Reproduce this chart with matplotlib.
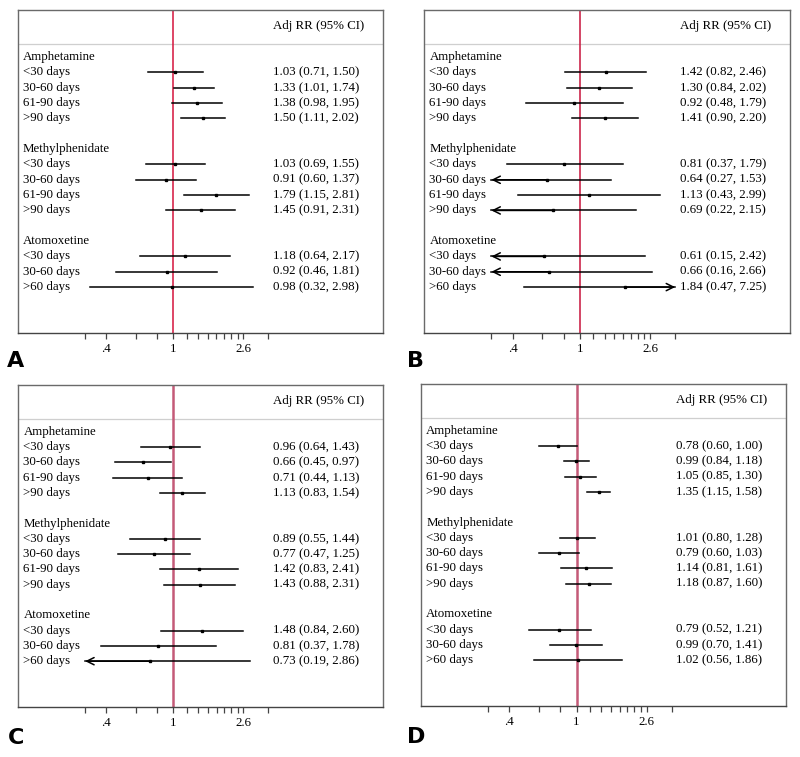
import numpy as np
import matplotlib
matplotlib.use("Agg")
from matplotlib import pyplot as plt

# rows shared by every panel
groups = ["Amphetamine", "Methylphenidate", "Atomoxetine"]
windows = [["<30 days", "30-60 days", "61-90 days", ">90 days"],
           ["<30 days", "30-60 days", "61-90 days", ">90 days"],
           ["<30 days", "30-60 days", ">60 days"]]

# adjusted RR, lower and upper CI per panel (rows in order above)
rr_a = [1.03, 1.33, 1.38, 1.50, 1.03, 0.91, 1.79, 1.45, 1.18, 0.92, 0.98]
lo_a = [0.71, 1.01, 0.98, 1.11, 0.69, 0.60, 1.15, 0.91, 0.64, 0.46, 0.32]
hi_a = [1.50, 1.74, 1.95, 2.02, 1.55, 1.37, 2.81, 2.31, 2.17, 1.81, 2.98]

rr_b = [1.42, 1.30, 0.92, 1.41, 0.81, 0.64, 1.13, 0.69, 0.61, 0.66, 1.84]
lo_b = [0.82, 0.84, 0.48, 0.90, 0.37, 0.27, 0.43, 0.22, 0.15, 0.16, 0.47]
hi_b = [2.46, 2.02, 1.79, 2.20, 1.79, 1.53, 2.99, 2.15, 2.42, 2.66, 7.25]

rr_c = [0.96, 0.66, 0.71, 1.13, 0.89, 0.77, 1.42, 1.43, 1.48, 0.81, 0.73]
lo_c = [0.64, 0.45, 0.44, 0.83, 0.55, 0.47, 0.83, 0.88, 0.84, 0.37, 0.19]
hi_c = [1.43, 0.97, 1.13, 1.54, 1.44, 1.25, 2.41, 2.31, 2.60, 1.78, 2.86]

rr_d = [0.78, 0.99, 1.05, 1.35, 1.01, 0.79, 1.14, 1.18, 0.79, 0.99, 1.02]
lo_d = [0.60, 0.84, 0.85, 1.15, 0.80, 0.60, 0.81, 0.87, 0.52, 0.70, 0.56]
hi_d = [1.00, 1.18, 1.30, 1.58, 1.28, 1.03, 1.61, 1.60, 1.21, 1.41, 1.86]

tick_vals = [0.3, 0.4, 0.6, 0.8, 1, 1.2, 1.4, 1.6, 1.8, 2.0, 2.2, 2.4, 2.6, 3.65]
tick_labels = {0.4: ".4", 1: "1", 2.6: "2.6"}
clip_lo, clip_hi = 0.3, 3.65

serif = "Liberation Serif"
fs = 9.3


def forest(ax, rr, lo, hi, refcol, reflw):
    ax.set_xscale("log")
    ax.set_xlim(0.12, 17.4)
    ax.set_ylim(18.0, -3.07)

    trans = ax.get_yaxis_transform()  # x in axes, y in data
    ax.text(0.699, -2.0, "Adj RR (95% CI)", transform=trans, fontsize=fs,
            family=serif, va="center", ha="left")
    ax.axhline(-0.85, color="#cfcfcf", lw=0.9, zorder=1)

    k = 0
    y = 0
    for g, wins in zip(groups, windows):
        ax.text(0.015, y, g, transform=trans, fontsize=fs, family=serif,
                va="center", ha="left")
        y += 1
        for w in wins:
            ax.text(0.015, y, w, transform=trans, fontsize=fs, family=serif,
                    va="center", ha="left")
            ax.text(0.699, y, f"{rr[k]:.2f} ({lo[k]:.2f}, {hi[k]:.2f})",
                    transform=trans, fontsize=fs, family=serif,
                    va="center", ha="left")
            l, h = max(lo[k], clip_lo), min(hi[k], clip_hi)
            ax.plot([l, h], [y, y], color="black", lw=1.1, zorder=3)
            # CI running off the scale gets an open arrow head
            if lo[k] < clip_lo:
                ax.annotate("", xy=(clip_lo, y), xytext=(rr[k], y),
                            arrowprops=dict(arrowstyle="->", lw=1.1, color="black",
                                            shrinkA=0, shrinkB=0, mutation_scale=13))
            if hi[k] > clip_hi:
                ax.annotate("", xy=(clip_hi, y), xytext=(rr[k], y),
                            arrowprops=dict(arrowstyle="->", lw=1.1, color="black",
                                            shrinkA=0, shrinkB=0, mutation_scale=13))
            ax.plot(rr[k], y, marker="s", ms=2.0, color="black", zorder=4)
            k += 1
            y += 1
        y += 1

    ax.axvline(1, color=refcol, lw=reflw, zorder=2)

    ax.set_yticks([])
    ax.set_xticks(tick_vals)
    ax.set_xticks([], minor=True)
    ax.set_xticklabels([tick_labels.get(t, "") for t in tick_vals],
                       fontsize=fs, family=serif)
    ax.tick_params(axis="x", length=4.5, width=0.9, color="#444444", pad=3)
    for s in ax.spines.values():
        s.set_color("#6a6a6a")
        s.set_linewidth(1.0)
    ax.spines["bottom"].set_color("#444444")


fig = plt.figure(figsize=(8, 7.57), dpi=100)

panels = [
    ("A", [0.0219, 0.560, 0.457, 0.4267], rr_a, lo_a, hi_a, "#d4143c", 1.1, (0.009, 0.510)),
    ("B", [0.530, 0.560, 0.4575, 0.4267], rr_b, lo_b, hi_b, "#c8143c", 1.1, (0.509, 0.510)),
    ("C", [0.0225, 0.066, 0.456, 0.4254], rr_c, lo_c, hi_c, "#c45a78", 1.8, (0.010, 0.012)),
    ("D", [0.526, 0.0674, 0.457, 0.4254], rr_d, lo_d, hi_d, "#c45a78", 1.8, (0.509, 0.013)),
]

for lab, rect, rr, lo, hi, col, lw, lpos in panels:
    ax = fig.add_axes(rect)
    forest(ax, rr, lo, hi, col, lw)
    fig.text(lpos[0], lpos[1], lab, fontsize=16, fontweight="bold",
             family="DejaVu Sans", ha="left", va="bottom")

fig.savefig("out.png", dpi=100)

## Your goal
Make an exact copy of all the material, but keep the pictures out of it.

## Worked solution
Reproduce this chart with matplotlib.
import numpy as np
import matplotlib
matplotlib.use("Agg")
from matplotlib import pyplot as plt

# rows shared by every panel
groups = ["Amphetamine", "Methylphenidate", "Atomoxetine"]
windows = [["<30 days", "30-60 days", "61-90 days", ">90 days"],
           ["<30 days", "30-60 days", "61-90 days", ">90 days"],
           ["<30 days", "30-60 days", ">60 days"]]

# adjusted RR, lower and upper CI per panel (rows in order above)
rr_a = [1.03, 1.33, 1.38, 1.50, 1.03, 0.91, 1.79, 1.45, 1.18, 0.92, 0.98]
lo_a = [0.71, 1.01, 0.98, 1.11, 0.69, 0.60, 1.15, 0.91, 0.64, 0.46, 0.32]
hi_a = [1.50, 1.74, 1.95, 2.02, 1.55, 1.37, 2.81, 2.31, 2.17, 1.81, 2.98]

rr_b = [1.42, 1.30, 0.92, 1.41, 0.81, 0.64, 1.13, 0.69, 0.61, 0.66, 1.84]
lo_b = [0.82, 0.84, 0.48, 0.90, 0.37, 0.27, 0.43, 0.22, 0.15, 0.16, 0.47]
hi_b = [2.46, 2.02, 1.79, 2.20, 1.79, 1.53, 2.99, 2.15, 2.42, 2.66, 7.25]

rr_c = [0.96, 0.66, 0.71, 1.13, 0.89, 0.77, 1.42, 1.43, 1.48, 0.81, 0.73]
lo_c = [0.64, 0.45, 0.44, 0.83, 0.55, 0.47, 0.83, 0.88, 0.84, 0.37, 0.19]
hi_c = [1.43, 0.97, 1.13, 1.54, 1.44, 1.25, 2.41, 2.31, 2.60, 1.78, 2.86]

rr_d = [0.78, 0.99, 1.05, 1.35, 1.01, 0.79, 1.14, 1.18, 0.79, 0.99, 1.02]
lo_d = [0.60, 0.84, 0.85, 1.15, 0.80, 0.60, 0.81, 0.87, 0.52, 0.70, 0.56]
hi_d = [1.00, 1.18, 1.30, 1.58, 1.28, 1.03, 1.61, 1.60, 1.21, 1.41, 1.86]

tick_vals = [0.3, 0.4, 0.6, 0.8, 1, 1.2, 1.4, 1.6, 1.8, 2.0, 2.2, 2.4, 2.6, 3.65]
tick_labels = {0.4: ".4", 1: "1", 2.6: "2.6"}
clip_lo, clip_hi = 0.3, 3.65

serif = "Liberation Serif"
fs = 9.3


def forest(ax, rr, lo, hi, refcol, reflw):
    ax.set_xscale("log")
    ax.set_xlim(0.12, 17.4)
    ax.set_ylim(18.0, -3.07)

    trans = ax.get_yaxis_transform()  # x in axes, y in data
    ax.text(0.699, -2.0, "Adj RR (95% CI)", transform=trans, fontsize=fs,
            family=serif, va="center", ha="left")
    ax.axhline(-0.85, color="#cfcfcf", lw=0.9, zorder=1)

    k = 0
    y = 0
    for g, wins in zip(groups, windows):
        ax.text(0.015, y, g, transform=trans, fontsize=fs, family=serif,
                va="center", ha="left")
        y += 1
        for w in wins:
            ax.text(0.015, y, w, transform=trans, fontsize=fs, family=serif,
                    va="center", ha="left")
            ax.text(0.699, y, f"{rr[k]:.2f} ({lo[k]:.2f}, {hi[k]:.2f})",
                    transform=trans, fontsize=fs, family=serif,
                    va="center", ha="left")
            l, h = max(lo[k], clip_lo), min(hi[k], clip_hi)
            ax.plot([l, h], [y, y], color="black", lw=1.1, zorder=3)
            # CI running off the scale gets an open arrow head
            if lo[k] < clip_lo:
                ax.annotate("", xy=(clip_lo, y), xytext=(rr[k], y),
                            arrowprops=dict(arrowstyle="->", lw=1.1, color="black",
                                            shrinkA=0, shrinkB=0, mutation_scale=13))
            if hi[k] > clip_hi:
                ax.annotate("", xy=(clip_hi, y), xytext=(rr[k], y),
                            arrowprops=dict(arrowstyle="->", lw=1.1, color="black",
                                            shrinkA=0, shrinkB=0, mutation_scale=13))
            ax.plot(rr[k], y, marker="s", ms=2.0, color="black", zorder=4)
            k += 1
            y += 1
        y += 1

    ax.axvline(1, color=refcol, lw=reflw, zorder=2)

    ax.set_yticks([])
    ax.set_xticks(tick_vals)
    ax.set_xticks([], minor=True)
    ax.set_xticklabels([tick_labels.get(t, "") for t in tick_vals],
                       fontsize=fs, family=serif)
    ax.tick_params(axis="x", length=4.5, width=0.9, color="#444444", pad=3)
    for s in ax.spines.values():
        s.set_color("#6a6a6a")
        s.set_linewidth(1.0)
    ax.spines["bottom"].set_color("#444444")


fig = plt.figure(figsize=(8, 7.57), dpi=100)

panels = [
    ("A", [0.0219, 0.560, 0.457, 0.4267], rr_a, lo_a, hi_a, "#d4143c", 1.1, (0.009, 0.510)),
    ("B", [0.530, 0.560, 0.4575, 0.4267], rr_b, lo_b, hi_b, "#c8143c", 1.1, (0.509, 0.510)),
    ("C", [0.0225, 0.066, 0.456, 0.4254], rr_c, lo_c, hi_c, "#c45a78", 1.8, (0.010, 0.012)),
    ("D", [0.526, 0.0674, 0.457, 0.4254], rr_d, lo_d, hi_d, "#c45a78", 1.8, (0.509, 0.013)),
]

for lab, rect, rr, lo, hi, col, lw, lpos in panels:
    ax = fig.add_axes(rect)
    forest(ax, rr, lo, hi, col, lw)
    fig.text(lpos[0], lpos[1], lab, fontsize=16, fontweight="bold",
             family="DejaVu Sans", ha="left", va="bottom")

fig.savefig("out.png", dpi=100)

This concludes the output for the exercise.